Is the U.S. open for business?
John Gong
The White House. /VCG

The White House. /VCG

Editor's note: John Gong is a research fellow at Charhar Institute and a professor at the University of International Business and Economics. The article reflects the author's views and not necessarily those of CGTN.

President Trump's tweet on February 18 that he will not allow the "always used National Security excuse" to be used to block sales of GE jet engines to China is laudable amid a series of bad news lately of Washington's technology decoupling actions with China trumpeted by a group of hardcore cold-war cabalists within his administration.

This will probably also end all speculation over the administration's possible attempts to block semiconductor sales to Huawei by foreign manufacturers who use equipment and machinery made by U.S. companies such as Applied Materials and KLA-Tencor, as he said in the tweet that he didn't want to make it "impossible to do business with the U.S."

While it is comforting to see that Trump claims to view the national security issue related to the China exports matter as nothing more than an "always used excuse," it, in fact, still begs the question as to whether President Trump's stance reflects a realism argument that China would source the jet engine from other countries anyway or rapidly develop an indigenous solution of its own, or he really believes in what he actually said in the tweet for a pro-business argument that he wants the United States to be open for business and to sell?

If the answer is the first case, it means that Trump is still firmly in the decoupling camp with his cabinet cabalists other than questioning their strategy's effectiveness in this case. If the answer is the second one, it means that he still believes in trade and globalization which is very different from the current one that we are used to – an order that is U.S.-centric, very much state-driven managed trade, and overly emphasizing exports over imports.

In the history of world trade, we have an academic term for it – mercantilism trade theory, which was popular among major European powers roughly from 1500 to 1800. This is not surprising as the Trump administration is noted for trying to address a 21st century problem with a 19th century solution.

U.S. President Donald Trump. /VCG

U.S. President Donald Trump. /VCG

Nevertheless, even mercantilism stands on much higher moral ground than isolationism these days in Washington.

My answer to the above question is a mixed bag. In my view, Trump earnestly believes in technology decoupling with China. But he also understands that technology decoupling will inevitably fester into business decoupling, which will ultimately hurt corporate America's interests as well, and this is what he can't afford to ignore these days as he is quickly moving into the presidential election season.

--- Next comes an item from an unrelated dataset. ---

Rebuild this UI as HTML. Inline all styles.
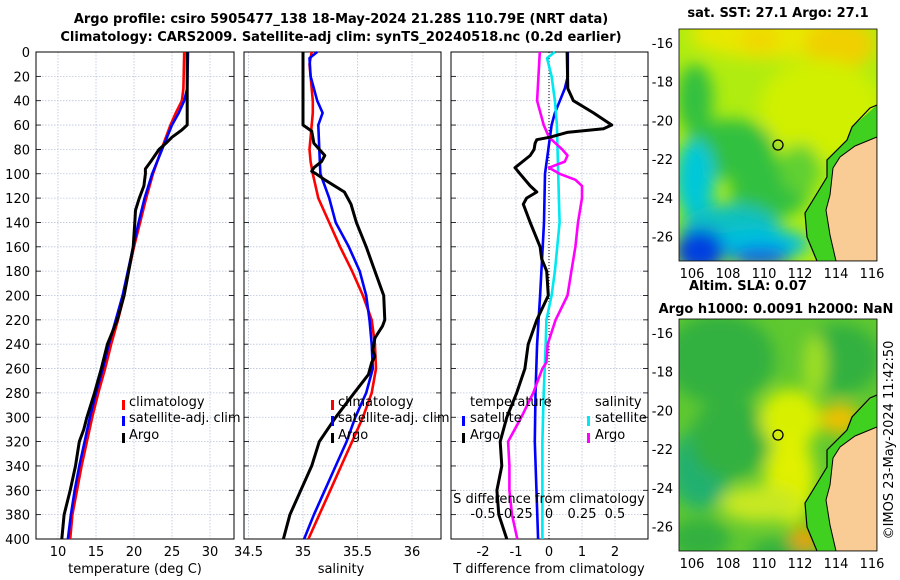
<!DOCTYPE html>
<html><head><meta charset="utf-8"><style>
body{margin:0;background:#fff;width:900px;height:580px;overflow:hidden}
svg{display:block;font-family:"DejaVu Sans","Liberation Sans",sans-serif}
</style></head><body>
<svg id="c" width="900" height="580" viewBox="0 0 900 580">
<defs>
<filter id="bl" x="-20%" y="-20%" width="140%" height="140%"><feGaussianBlur stdDeviation="8"/></filter>
<clipPath id="m1"><rect x="679" y="29" width="198" height="232"/></clipPath>
<clipPath id="m2"><rect x="679" y="319" width="198" height="232"/></clipPath>
</defs>
<text x="341" y="23" text-anchor="middle" font-size="13" font-weight="bold">Argo profile: csiro 5905477_138 18-May-2024 21.28S 110.79E (NRT data)</text>
<text x="341" y="41" text-anchor="middle" font-size="13" font-weight="bold">Climatology: CARS2009. Satellite-adj clim: synTS_20240518.nc (0.2d earlier)</text>
<g id="plots"></g>
<g id="maps"></g>
<text transform="translate(893,440) rotate(-90)" text-anchor="middle" font-size="13">©IMOS 23-May-2024 11:42:50</text>
</svg>
<script>
// ---------- data ----------
const depthTicks=[0,20,40,60,80,100,120,140,160,180,200,220,240,260,280,300,320,340,360,380,400];
const tTicks=[10,15,20,25,30];
const sTicks=[34.5,35,35.5,36];
const dtTicks=[-2,-1,0,1,2];
const dsTicks=[-0.5,-0.25,0,0.25,0.5];
const dsTickLabels=["-0.5","-0.25","0","0.25","0.5"];

const tClimDepth=[0,30,40,50,60,80,100,120,140,160,180,200,220,240,260,280,300,320,340,360,380,400];
const tClimVal=[26.6,26.5,26.3,25.5,24.8,23.6,22.5,21.6,20.8,20.0,19.3,18.7,17.9,17.0,16.2,15.3,14.5,13.8,13.1,12.5,11.9,11.6];
const tSatVal=[27.1,27.0,26.6,25.9,25.0,23.7,22.4,21.4,20.6,19.9,19.2,18.5,17.6,16.7,15.9,15.0,14.2,13.5,12.8,12.2,11.7,11.3];
const tArgoDepth=[0,30,60,64,70,75,80,90,96,100,110,120,130,140,160,180,200,220,240,260,280,300,310,320,340,360,380,400];
const tArgoVal=[27.0,27.0,27.0,26.3,25.0,24.2,23.3,22.2,21.5,21.5,21.3,20.7,20.2,20.1,19.9,19.3,18.7,17.8,16.5,15.7,14.8,13.8,13.4,12.8,12.3,11.6,10.8,10.5];

const sClimDepth=[0,10,40,50,60,70,80,90,100,120,140,160,180,200,220,240,260,280,300,320,340,360,380,400];
const sClimVal=[35.08,35.06,35.09,35.09,35.08,35.07,35.06,35.07,35.09,35.14,35.24,35.34,35.45,35.55,35.63,35.66,35.67,35.63,35.55,35.45,35.35,35.25,35.15,35.05];
const sSatDepth=[0,5,20,40,50,60,80,100,120,140,160,180,200,220,240,260,280,300,320,340,360,380,400];
const sSatVal=[35.13,35.06,35.07,35.13,35.18,35.14,35.15,35.16,35.24,35.30,35.42,35.52,35.58,35.61,35.63,35.64,35.58,35.48,35.40,35.30,35.20,35.10,35.01];
const sArgoDepth=[0,60,65,75,85,90,95,98,100,105,115,125,140,160,180,200,220,225,235,245,250,255,265,280,300,320,340,360,380,400];
const sArgoVal=[35.0,35.0,35.08,35.10,35.2,35.17,35.1,35.08,35.12,35.2,35.38,35.44,35.49,35.58,35.66,35.74,35.75,35.73,35.66,35.64,35.66,35.63,35.6,35.47,35.3,35.15,35.08,34.98,34.88,34.82];

const dtSatDepth=[0,20,30,40,50,60,80,100,140,200,240,280,320,400];
const dtSatVal=[0.57,0.57,0.48,0.33,0.18,0.08,-0.02,-0.12,-0.15,-0.27,-0.36,-0.41,-0.43,-0.33];
const dtArgoDepth=[0,30,40,50,60,63,66,70,72,75,80,85,95,100,110,115,120,125,140,160,170,180,200,220,240,260,280,300,320,340,360,380,400];
const dtArgoVal=[0.55,0.57,0.74,1.35,1.9,1.65,0.55,0.03,-0.37,-0.42,-0.45,-0.57,-1.03,-0.88,-0.57,-0.37,-0.68,-0.78,-0.57,-0.27,-0.22,-0.07,-0.02,-0.37,-0.63,-0.73,-0.98,-1.28,-1.48,-1.43,-1.58,-1.52,-1.28];
const dsSatDepth=[0,5,20,40,60,100,140,180,200,220,240,280,320,400];
const dsSatVal=[0.045,-0.015,0.02,0.045,0.06,0.07,0.08,0.045,0.02,-0.02,-0.025,-0.04,-0.05,-0.05];
const dsArgoDepth=[0,40,60,70,80,85,90,95,100,105,110,120,140,160,180,200,220,240,255,260,280,300,320,340,360,380,400];
const dsArgoVal=[-0.07,-0.09,-0.04,0.0,0.1,0.14,0.12,0.0,0.08,0.2,0.25,0.25,0.22,0.2,0.17,0.14,0.05,-0.01,-0.02,-0.05,-0.12,-0.21,-0.31,-0.3,-0.3,-0.28,-0.24];

// ---------- helpers ----------
const NS="http://www.w3.org/2000/svg";
const plots=document.getElementById('plots');
function mk(tag,attrs,parent){const e=document.createElementNS(NS,tag);for(const k in attrs)e.setAttribute(k,attrs[k]);(parent||plots).appendChild(e);return e;}
const Y=d=>52+d*(487/400);
const xT=v=>58+(v-10)*7.6;
const xS=v=>303+(v-35)*109;
const xDT=v=>549+v*33;
const xDS=v=>549+v*132;

function panel(x0,x1,ticks,xf,labels,name){
  for(const d of depthTicks){
    const l=mk('line',{x1:x0,x2:x1,y1:Y(d),y2:Y(d),stroke:'#b8c4dc','stroke-width':0.8,'stroke-dasharray':'1.5 1.5'});
    
    
    const t1=mk('line',{x1:x0,x2:x0+5,y1:Y(d),y2:Y(d),stroke:'#000','stroke-width':0.8});
    
    
    const t2=mk('line',{x1:x1-5,x2:x1,y1:Y(d),y2:Y(d),stroke:'#000','stroke-width':0.8});
    
    
  }
  ticks.forEach((v,i)=>{
    const l=mk('line',{x1:xf(v),x2:xf(v),y1:52,y2:539,stroke:'#b8c4dc','stroke-width':0.8,'stroke-dasharray':'1.5 1.5'});
    
    
    const t=mk('text',{x:xf(v),y:556,'text-anchor':'middle','font-size':13});
    t.textContent=labels?labels[i]:String(v);
    
    
  });
  const r=mk('rect',{x:x0,y:52,width:x1-x0,height:487,fill:'none',stroke:'#000','stroke-width':1});
  
  
}
function line(ds,vs,xf,color,name,w){
  const pts=ds.map((d,i)=>xf(vs[i]).toFixed(1)+','+Y(d).toFixed(1)).join(' ');
  const p=mk('polyline',{points:pts,fill:'none',stroke:color,'stroke-width':w||2.6,'stroke-linejoin':'round'});
  
  
}
function txt(x,y,s,name,anchor,size){
  const t=mk('text',{x:x,y:y,'font-size':size||13,'text-anchor':anchor||'start'});
  t.textContent=s;
  
  
}
function bar(x,y,color){
  const b=mk('rect',{x:x,y:y-10,width:3,height:10,fill:color});
  
  
}

for(const d of depthTicks){txt(30,Y(d)+5,String(d),'y-tick-label','end');}

// panel 1
panel(36,234,tTicks,xT,null,'temperature-panel');
line(tClimDepth,tClimVal,xT,'#ff0000','temp-climatology-line');
line(tClimDepth,tSatVal,xT,'#0000ff','temp-satellite-line');
line(tArgoDepth,tArgoVal,xT,'#000000','temp-argo-line',3);
txt(135,573,'temperature (deg C)','x-axis-title-temperature','middle');
bar(122,410,'#f00');txt(129,406,'climatology','legend-climatology');
bar(122,426,'#00f');txt(129,422,'satellite-adj. clim','legend-satellite');
bar(122,443,'#000');txt(129,439,'Argo','legend-argo');

// panel 2
panel(244,441,sTicks,xS,null,'salinity-panel');
line(sClimDepth,sClimVal,xS,'#ff0000','sal-climatology-line');
line(sSatDepth,sSatVal,xS,'#0000ff','sal-satellite-line');
line(sArgoDepth,sArgoVal,xS,'#000000','sal-argo-line',3);
txt(341,573,'salinity','x-axis-title-salinity','middle');
bar(331,410,'#f00');txt(338,406,'climatology','legend-climatology');
bar(331,426,'#00f');txt(338,422,'satellite-adj. clim','legend-satellite');
bar(331,443,'#000');txt(338,439,'Argo','legend-argo');

// panel 3
panel(451,648,dtTicks,xDT,null,'difference-panel');
const z=mk('line',{x1:549,x2:549,y1:52,y2:539,stroke:'#000','stroke-width':1,'stroke-dasharray':'1 2'});


line(dtSatDepth,dtSatVal,xDT,'#0000ff','dt-satellite-line');
line(dsSatDepth,dsSatVal,xDS,'#00e8f0','ds-satellite-line');
line(dsArgoDepth,dsArgoVal,xDS,'#ff00ff','ds-argo-line');
line(dtArgoDepth,dtArgoVal,xDT,'#000000','dt-argo-line',3);
dsTicks.forEach((v,i)=>txt(xDS(v),518,dsTickLabels[i],'s-diff-tick-label','middle'));
txt(549,503,'S difference from climatology','s-diff-axis-title','middle');
txt(549,573,'T difference from climatology','t-diff-axis-title','middle');
txt(470,406,'temperature','legend-temperature-header');
bar(462,426,'#00f');txt(470,422,'satellite','legend-t-satellite');
bar(462,443,'#000');txt(470,439,'Argo','legend-t-argo');
txt(595,406,'salinity','legend-salinity-header');
bar(587,426,'#00e8f0');txt(595,422,'satellite','legend-s-satellite');
bar(587,443,'#f0f');txt(595,439,'Argo','legend-s-argo');

// ---------- maps ----------
const maps=document.getElementById('maps');
function mm(tag,attrs,parent){const e=document.createElementNS(NS,tag);for(const k in attrs)e.setAttribute(k,attrs[k]);(parent||maps).appendChild(e);return e;}
const lonTicks=[106,108,110,112,114,116];
const latTicks=[-16,-18,-20,-22,-24,-26];
function map(y0,clip,blobs,base,name){
  const h=232;
  const g=mm('g',{'clip-path':'url(#'+clip+')'});
  
  
  mm('rect',{x:679,y:y0,width:198,height:h,fill:base},g);
  const bg=mm('g',{filter:'url(#bl)'},g);
  blobs.forEach(b=>mm('ellipse',{cx:b[0],cy:y0+b[1],rx:b[2],ry:b[3],fill:b[4]},bg));
  const o=y0-29;
  mm('polygon',{points:[[877,105],[852,127],[847,140],[827,160],[827,177],[813,200],[805,213],[807,237],[817,261],[877,261]].map(p=>p[0]+','+(p[1]+o)).join(' '),fill:'#40d020'},g);
  mm('polygon',{points:[[877,137],[855,146],[840,157],[833,168],[830,195],[826,210],[830,235],[836,261],[877,261]].map(p=>p[0]+','+(p[1]+o)).join(' '),fill:'#f9cc96',stroke:'#000','stroke-width':1},g);
  mm('polyline',{points:[[877,105],[870,108],[852,127],[847,140],[827,160],[827,177],[813,200],[805,213],[807,237],[817,261]].map(p=>p[0]+','+(p[1]+o)).join(' '),fill:'none',stroke:'#000','stroke-width':1.2},g);
  const c=mm('circle',{cx:778,cy:y0+116,r:5,fill:'none',stroke:'#000','stroke-width':1.3});
  
  
  const f=mm('rect',{x:679,y:y0,width:198,height:h,fill:'none',stroke:'#000','stroke-width':0.8});
  
  
  latTicks.forEach((v,i)=>{
    const yy=y0+14+i*38.7;
    const t=mm('text',{x:673,y:yy+5,'font-size':13,'text-anchor':'end'});t.textContent=String(v);
    
    
  });
  lonTicks.forEach((v,i)=>{
    const t=mm('text',{x:692+i*36,y:y0+h+17,'font-size':13,'text-anchor':'middle'});t.textContent=String(v);
    
    
  });
}
map(29,'m1',[
 [770,5,80,25,'#e8e800'],[840,15,35,25,'#f0d000'],[760,10,20,15,'#f0d800'],[820,80,60,50,'#d0f000'],
 [695,70,18,35,'#30c040'],[730,120,45,30,'#30c040'],[770,160,40,30,'#30c040'],[800,140,20,25,'#60d030'],
 [695,150,20,40,'#00c8d8'],[730,200,50,25,'#10c0c0'],[760,215,50,15,'#00c0e0'],[700,222,25,22,'#0040e0'],
 [760,228,30,10,'#1060e0'],[848,210,8,16,'#1060e0']
],'#b0ec10','sst-map');
map(319,'m2',[
 [720,40,55,45,'#30b040'],[840,40,40,35,'#30b040'],[815,45,12,30,'#a0e020'],
 [700,150,30,40,'#20b070'],[730,120,40,40,'#30b040'],[700,220,30,20,'#30b040'],[780,235,30,15,'#30b040'],
 [790,100,30,30,'#d8f000'],[790,160,25,45,'#e0f000'],[840,100,20,15,'#f0c000'],[805,220,15,12,'#f0a000'],
 [760,185,40,18,'#c8e820']
],'#60c830','sla-map');
[['sat. SST: 27.1 Argo: 27.1',778,17,'sst-map-title'],['Altim. SLA: 0.07',748,290,'sla-map-title'],['Argo h1000: 0.0091 h2000: NaN',776,313,'argo-height-title']].forEach(a=>{
  const t=mm('text',{x:a[1],y:a[2],'font-size':13,'font-weight':'bold','text-anchor':'middle'});t.textContent=a[0];
  
  
});
</script>
</body></html>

Therefore, at the end of the day, Trump is a down-to-earth realist, never being a principled man in his entire life. He weighs things, evaluates options, improvises solutions, bluffs and haggles hard. That is his signature work style.

In light of the above analysis, what would you do if you are sitting on the board of Comac, the company that is currently developing the C919 jet plane in the class of Boeing 737 and Airbus 320 series?

There is a long list of critical systems produced by American companies other than the CFM engine from the GE-Safran joint venture that are currently used for C919. For example, the avionics is from Honeywell. The landing gear is from Liebherr.

My advice is to work for the best and plan for the worst, just like what Huawei has been doing for the last few years. On the one hand, try to develop the best working relations with these great American companies. On the other hand, prepare for the rainy days. Who knows what is going to come out from those cabalists who used to lead and manipulate the CIA.

Developing indigenous backup solutions for every system coming from the Americans should never be put on the backburner.